Task to complete: Copy every line in which the string "draw" occurs.

Data to process:
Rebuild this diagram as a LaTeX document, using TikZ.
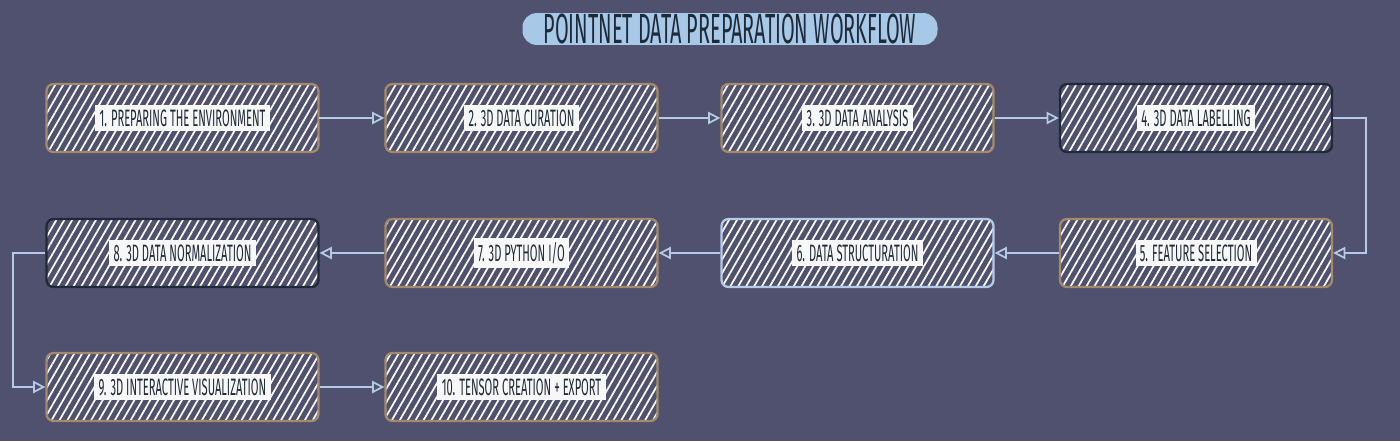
\documentclass[tikz,border=0pt]{standalone}
\usepackage{fontspec}
\setmainfont{Fira Sans}
\newfontfamily\handfont[FakeStretch=0.47]{Fira Sans}
\usetikzlibrary{arrows.meta,patterns.meta}
\definecolor{bg}{HTML}{50506F}
\definecolor{tan}{HTML}{A38A6A}
\definecolor{ink}{HTML}{1E2A38}
\definecolor{sky}{HTML}{B3CBE6}
\definecolor{paper}{HTML}{F7F7F7}
\definecolor{mark}{HTML}{A8C8E8}
\newcommand{\steplabel}[1]{\setlength{\fboxsep}{2.5pt}\colorbox{paper}{\handfont\color{ink}#1}}

\begin{document}
\begin{tikzpicture}[
    stepbox/.style={rectangle,rounded corners=4pt,line width=1.3pt,minimum width=5.44cm,minimum height=1.36cm,
        pattern={Lines[angle=60,distance=3.9pt,line width=1pt]},pattern color=white!92!sky,
        font=\fontsize{13.5}{14}\selectfont},
    link/.style={sky,line width=1pt,-{Triangle[open,length=7pt,width=7pt]}}]
    \fill[bg] (0,0) rectangle (28,-8.82);
    \node[fill=mark,rounded corners=8pt,minimum width=8.3cm,inner ysep=0.5pt,text=ink,
        font=\handfont\fontsize{24}{25}\selectfont] (title) at (14.6,-0.58) {POINTNET DATA PREPARATION WORKFLOW};
    % steps, row by row
    \foreach \n/\x/\y/\c/\t in {b1/3.65/-2.36/tan/{1. PREPARING THE ENVIRONMENT},
            b2/10.43/-2.36/tan/{2. 3D DATA CURATION},
            b3/17.15/-2.36/tan/{3. 3D DATA ANALYSIS},
            b4/23.92/-2.36/ink/{4. 3D DATA LABELLING},
            b5/23.92/-5.06/tan/{5. FEATURE SELECTION},
            b6/17.15/-5.06/sky/{6. DATA STRUCTURATION},
            b7/10.43/-5.06/tan/{7. 3D PYTHON I/O},
            b8/3.65/-5.06/ink/{8. 3D DATA NORMALIZATION},
            b9/3.65/-7.74/tan/{9. 3D INTERACTIVE VISUALIZATION},
            b10/10.43/-7.74/tan/{10. TENSOR CREATION + EXPORT}}{
        \node[stepbox,draw=\c] (\n) at (\x,\y) {\steplabel{\t}};
    }
    \foreach \a/\b in {b1/b2,b2/b3,b3/b4,b5/b6,b6/b7,b7/b8,b9/b10}{
        \draw[link] (\a) -- (\b);
    }
    \draw[link] (b4.east) -- ++(0.66,0) |- (b5.east);
    \draw[link] (b8.west) -- ++(-0.64,0) |- (b9.west);
\end{tikzpicture}
\end{document}
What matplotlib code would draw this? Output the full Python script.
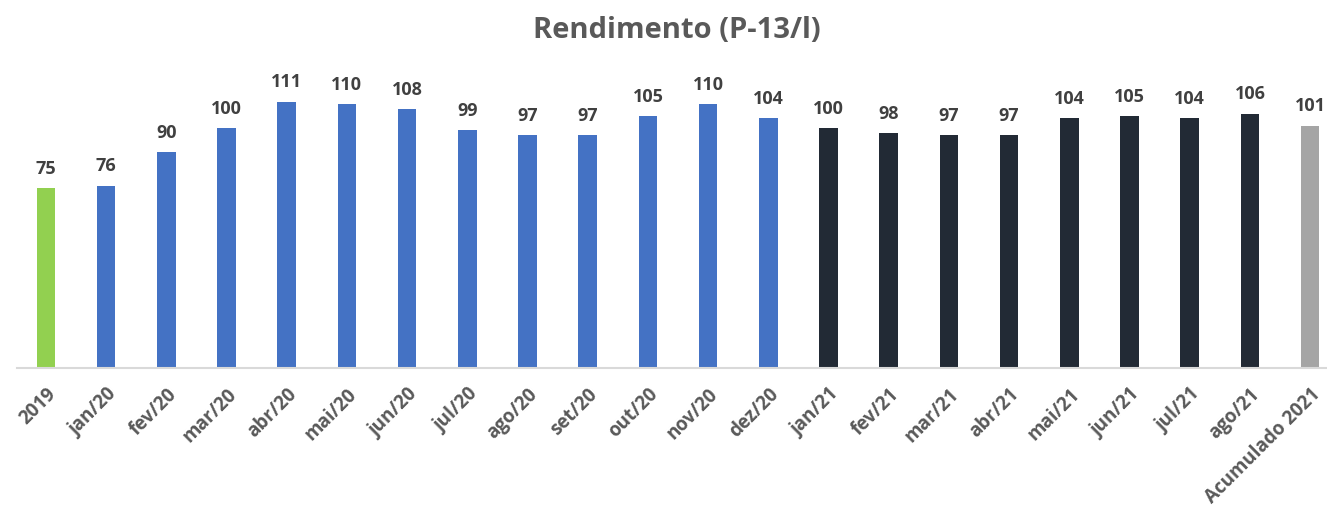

Answer to the problem:
        \node[stepbox,draw=\c] (\n) at (\x,\y) {\steplabel{\t}};
        \draw[link] (\a) -- (\b);
    \draw[link] (b4.east) -- ++(0.66,0) |- (b5.east);
    \draw[link] (b8.west) -- ++(-0.64,0) |- (b9.west);
What matplotlib code would draw this? Output the full Python script.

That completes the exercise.